» Set problem
Images should be left out, and everything else in the listing reproduced exactly.
[Start Recorded information]
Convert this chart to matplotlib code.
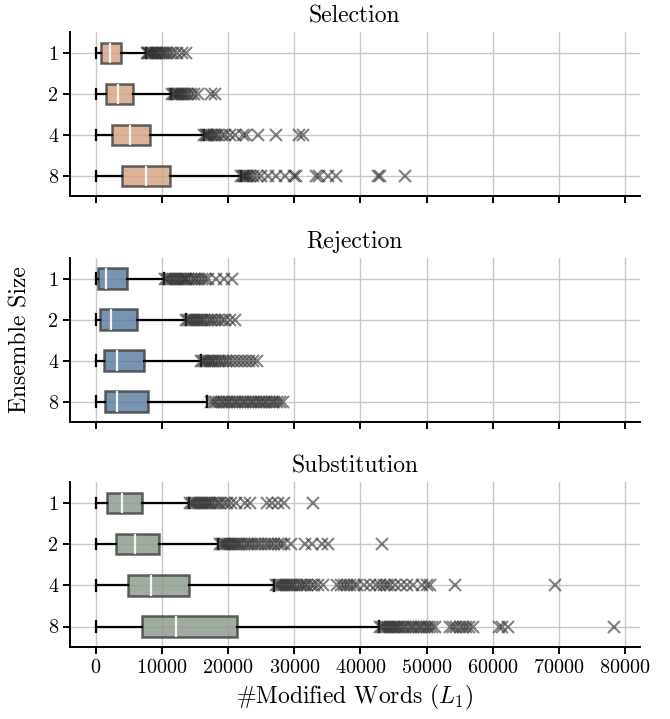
import matplotlib.pyplot as plt

plt.rcParams['font.family'] = 'serif'
plt.rcParams['font.serif'] = ['cmr10']
plt.rcParams['mathtext.fontset'] = 'cm'
plt.rcParams['axes.formatter.use_mathtext'] = True

# ensemble sizes (y categories)
sizes = ['1', '2', '4', '8']
panels = ['Selection', 'Rejection', 'Substitution']
colors = ['#d4a07f', '#58799c', '#8a9888']

# box stats per panel, per ensemble size: (whislo, q1, med, q3, whishi)
sel_stats = [(0, 750, 2100, 3770, 7600),
             (0, 1600, 3370, 5640, 11400),
             (0, 2500, 5230, 8150, 16300),
             (0, 3970, 7650, 11270, 21900)]
rej_stats = [(0, 390, 1500, 4630, 10300),
             (0, 650, 2340, 6190, 13570),
             (0, 1170, 3260, 7240, 15850),
             (0, 1370, 3260, 7900, 16830)]
sub_stats = [(0, 1650, 3950, 6900, 14100),
             (0, 3020, 5890, 9560, 18500),
             (0, 4880, 8400, 14040, 27000),
             (0, 6900, 12180, 21330, 42800)]

# outliers
sel_fliers = [
    [7700, 7900, 8100, 8300, 8500, 8700, 8900, 9100, 9300, 9500, 9800, 10100,
     10400, 10800, 11200, 11700, 12300, 13000, 13600],
    [11500, 11800, 12000, 12200, 12400, 12600, 12800, 13000, 13300, 13600,
     14000, 14400, 14900, 15400, 17400, 18000],
    [16400, 16600, 16800, 17000, 17200, 17500, 17800, 18100, 18500, 19000,
     19600, 20300, 21000, 22300, 22700, 24500, 27200, 30700, 31300],
    [22000, 22200, 22400, 22600, 22800, 23000, 23300, 23700, 24300, 25000,
     26000, 27300, 28600, 30000, 30300, 33300, 33700, 35100, 36300, 42600,
     43000, 46700],
]
rej_fliers = [
    [10400, 10700, 11000, 11300, 11600, 11900, 12200, 12500, 12800, 13100,
     13400, 13700, 14000, 14400, 14800, 15200, 15600, 16000, 16500, 17000,
     18100, 19300, 20600],
    [13700, 14000, 14300, 14600, 14900, 15200, 15500, 15800, 16100, 16400,
     16800, 17200, 17600, 18000, 18500, 19000, 19600, 20300, 21000],
    [15900, 16200, 16500, 16800, 17100, 17400, 17700, 18000, 18400, 18800,
     19200, 19700, 20200, 20700, 21300, 22000, 22600, 23200, 23800, 24400],
    [17400, 17800, 18200, 18600, 19000, 19400, 19800, 20200, 20600, 21000,
     21400, 21800, 22200, 22600, 23000, 23400, 23800, 24200, 24600, 25000,
     25400, 25800, 26200, 26600, 27000, 27400, 27800, 28300],
]
sub_fliers = [
    [14200, 14500, 14800, 15100, 15400, 15700, 16000, 16300, 16600, 16900,
     17200, 17600, 18000, 18400, 18800, 19300, 19800, 20500, 21200, 22600,
     23300, 25900, 26600, 27500, 28400, 32800],
    [18700, 19000, 19300, 19600, 19900, 20200, 20500, 20800, 21100, 21400,
     21700, 22000, 22400, 22800, 23200, 23600, 24000, 24500, 25000, 25500,
     26000, 26500, 27000, 27500, 28000, 28500, 29500, 31600, 32700, 34200,
     35100, 43300],
    [27300, 27600, 27900, 28200, 28500, 28800, 29100, 29400, 29700, 30000,
     30400, 30800, 31200, 31600, 32000, 32500, 33000, 33600, 34300, 36500,
     37000, 37500, 38000, 38500, 39000, 39500, 40500, 41500, 42300, 43000,
     43500, 44000, 44500, 45300, 46200, 47000, 48000, 49300, 50000, 50600,
     54300, 69500],
    [43000, 43300, 43600, 43900, 44200, 44500, 44800, 45100, 45400, 45700,
     46000, 46400, 46800, 47200, 47600, 48000, 48400, 48800, 49200, 49600,
     50000, 50400, 50800, 51300, 53500, 54000, 54500, 55000, 55500, 56000,
     56500, 57000, 61000, 61400, 62300, 78300],
]

all_stats = [sel_stats, rej_stats, sub_stats]
all_fliers = [sel_fliers, rej_fliers, sub_fliers]

fig = plt.figure(figsize=(6.7, 7.19), dpi=100)
# axes rectangles (left, bottom, width, height)
rects = [(0.1045, 0.727, 0.85, 0.228),
         (0.1045, 0.413, 0.85, 0.228),
         (0.1045, 0.100, 0.85, 0.229)]

axes = []
for i, (name, stats, fl, col) in enumerate(zip(panels, all_stats, all_fliers, colors)):
    ax = fig.add_axes(rects[i], sharex=axes[0] if axes else None)
    axes.append(ax)
    bxp_stats = []
    for (lo, q1, med, q3, hi), f in zip(stats, fl):
        bxp_stats.append(dict(whislo=lo, q1=q1, med=med, q3=q3, whishi=hi, fliers=f))
    ax.bxp(bxp_stats, positions=range(len(sizes)), orientation='horizontal',
           widths=0.5, patch_artist=True, zorder=3,
           boxprops=dict(facecolor=col, edgecolor='#3c3c3c', linewidth=1.8, alpha=0.8),
           medianprops=dict(color='#f4f4f4', linewidth=1.6),
           whiskerprops=dict(color='black', linewidth=1.6),
           capprops=dict(color='black', linewidth=1.6),
           flierprops=dict(marker='x', markersize=9, markeredgecolor='#303030',
                           markeredgewidth=1.5, alpha=0.6))
    ax.set_yticks(range(len(sizes)))
    ax.set_yticklabels(sizes)
    ax.set_ylim(3.5, -0.5)
    ax.set_title(name, fontsize=17, pad=7)
    ax.grid(True, color='#c8c8c8', linewidth=1.0, zorder=0)
    ax.set_axisbelow(True)
    for s in ['top', 'right']:
        ax.spines[s].set_visible(False)
    for s in ['left', 'bottom']:
        ax.spines[s].set_linewidth(1.4)
    ax.tick_params(axis='both', labelsize=14.5, width=1.4, length=5)
    if i < 2:
        ax.tick_params(axis='x', labelbottom=False)

axes[0].set_xticks([0, 10000, 20000, 30000, 40000, 50000, 60000, 70000, 80000])
axes[1].set_ylabel('Ensemble Size', fontsize=17)
axes[1].yaxis.set_label_coords(-0.068, 0.5)
axes[2].set_xlabel(r'#Modified Words ($L_1$)', fontsize=17)

fig.savefig('out.png', dpi=100)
[End Recorded information]
» Expected answer
Convert this chart to matplotlib code.
import matplotlib.pyplot as plt

plt.rcParams['font.family'] = 'serif'
plt.rcParams['font.serif'] = ['cmr10']
plt.rcParams['mathtext.fontset'] = 'cm'
plt.rcParams['axes.formatter.use_mathtext'] = True

# ensemble sizes (y categories)
sizes = ['1', '2', '4', '8']
panels = ['Selection', 'Rejection', 'Substitution']
colors = ['#d4a07f', '#58799c', '#8a9888']

# box stats per panel, per ensemble size: (whislo, q1, med, q3, whishi)
sel_stats = [(0, 750, 2100, 3770, 7600),
             (0, 1600, 3370, 5640, 11400),
             (0, 2500, 5230, 8150, 16300),
             (0, 3970, 7650, 11270, 21900)]
rej_stats = [(0, 390, 1500, 4630, 10300),
             (0, 650, 2340, 6190, 13570),
             (0, 1170, 3260, 7240, 15850),
             (0, 1370, 3260, 7900, 16830)]
sub_stats = [(0, 1650, 3950, 6900, 14100),
             (0, 3020, 5890, 9560, 18500),
             (0, 4880, 8400, 14040, 27000),
             (0, 6900, 12180, 21330, 42800)]

# outliers
sel_fliers = [
    [7700, 7900, 8100, 8300, 8500, 8700, 8900, 9100, 9300, 9500, 9800, 10100,
     10400, 10800, 11200, 11700, 12300, 13000, 13600],
    [11500, 11800, 12000, 12200, 12400, 12600, 12800, 13000, 13300, 13600,
     14000, 14400, 14900, 15400, 17400, 18000],
    [16400, 16600, 16800, 17000, 17200, 17500, 17800, 18100, 18500, 19000,
     19600, 20300, 21000, 22300, 22700, 24500, 27200, 30700, 31300],
    [22000, 22200, 22400, 22600, 22800, 23000, 23300, 23700, 24300, 25000,
     26000, 27300, 28600, 30000, 30300, 33300, 33700, 35100, 36300, 42600,
     43000, 46700],
]
rej_fliers = [
    [10400, 10700, 11000, 11300, 11600, 11900, 12200, 12500, 12800, 13100,
     13400, 13700, 14000, 14400, 14800, 15200, 15600, 16000, 16500, 17000,
     18100, 19300, 20600],
    [13700, 14000, 14300, 14600, 14900, 15200, 15500, 15800, 16100, 16400,
     16800, 17200, 17600, 18000, 18500, 19000, 19600, 20300, 21000],
    [15900, 16200, 16500, 16800, 17100, 17400, 17700, 18000, 18400, 18800,
     19200, 19700, 20200, 20700, 21300, 22000, 22600, 23200, 23800, 24400],
    [17400, 17800, 18200, 18600, 19000, 19400, 19800, 20200, 20600, 21000,
     21400, 21800, 22200, 22600, 23000, 23400, 23800, 24200, 24600, 25000,
     25400, 25800, 26200, 26600, 27000, 27400, 27800, 28300],
]
sub_fliers = [
    [14200, 14500, 14800, 15100, 15400, 15700, 16000, 16300, 16600, 16900,
     17200, 17600, 18000, 18400, 18800, 19300, 19800, 20500, 21200, 22600,
     23300, 25900, 26600, 27500, 28400, 32800],
    [18700, 19000, 19300, 19600, 19900, 20200, 20500, 20800, 21100, 21400,
     21700, 22000, 22400, 22800, 23200, 23600, 24000, 24500, 25000, 25500,
     26000, 26500, 27000, 27500, 28000, 28500, 29500, 31600, 32700, 34200,
     35100, 43300],
    [27300, 27600, 27900, 28200, 28500, 28800, 29100, 29400, 29700, 30000,
     30400, 30800, 31200, 31600, 32000, 32500, 33000, 33600, 34300, 36500,
     37000, 37500, 38000, 38500, 39000, 39500, 40500, 41500, 42300, 43000,
     43500, 44000, 44500, 45300, 46200, 47000, 48000, 49300, 50000, 50600,
     54300, 69500],
    [43000, 43300, 43600, 43900, 44200, 44500, 44800, 45100, 45400, 45700,
     46000, 46400, 46800, 47200, 47600, 48000, 48400, 48800, 49200, 49600,
     50000, 50400, 50800, 51300, 53500, 54000, 54500, 55000, 55500, 56000,
     56500, 57000, 61000, 61400, 62300, 78300],
]

all_stats = [sel_stats, rej_stats, sub_stats]
all_fliers = [sel_fliers, rej_fliers, sub_fliers]

fig = plt.figure(figsize=(6.7, 7.19), dpi=100)
# axes rectangles (left, bottom, width, height)
rects = [(0.1045, 0.727, 0.85, 0.228),
         (0.1045, 0.413, 0.85, 0.228),
         (0.1045, 0.100, 0.85, 0.229)]

axes = []
for i, (name, stats, fl, col) in enumerate(zip(panels, all_stats, all_fliers, colors)):
    ax = fig.add_axes(rects[i], sharex=axes[0] if axes else None)
    axes.append(ax)
    bxp_stats = []
    for (lo, q1, med, q3, hi), f in zip(stats, fl):
        bxp_stats.append(dict(whislo=lo, q1=q1, med=med, q3=q3, whishi=hi, fliers=f))
    ax.bxp(bxp_stats, positions=range(len(sizes)), orientation='horizontal',
           widths=0.5, patch_artist=True, zorder=3,
           boxprops=dict(facecolor=col, edgecolor='#3c3c3c', linewidth=1.8, alpha=0.8),
           medianprops=dict(color='#f4f4f4', linewidth=1.6),
           whiskerprops=dict(color='black', linewidth=1.6),
           capprops=dict(color='black', linewidth=1.6),
           flierprops=dict(marker='x', markersize=9, markeredgecolor='#303030',
                           markeredgewidth=1.5, alpha=0.6))
    ax.set_yticks(range(len(sizes)))
    ax.set_yticklabels(sizes)
    ax.set_ylim(3.5, -0.5)
    ax.set_title(name, fontsize=17, pad=7)
    ax.grid(True, color='#c8c8c8', linewidth=1.0, zorder=0)
    ax.set_axisbelow(True)
    for s in ['top', 'right']:
        ax.spines[s].set_visible(False)
    for s in ['left', 'bottom']:
        ax.spines[s].set_linewidth(1.4)
    ax.tick_params(axis='both', labelsize=14.5, width=1.4, length=5)
    if i < 2:
        ax.tick_params(axis='x', labelbottom=False)

axes[0].set_xticks([0, 10000, 20000, 30000, 40000, 50000, 60000, 70000, 80000])
axes[1].set_ylabel('Ensemble Size', fontsize=17)
axes[1].yaxis.set_label_coords(-0.068, 0.5)
axes[2].set_xlabel(r'#Modified Words ($L_1$)', fontsize=17)

fig.savefig('out.png', dpi=100)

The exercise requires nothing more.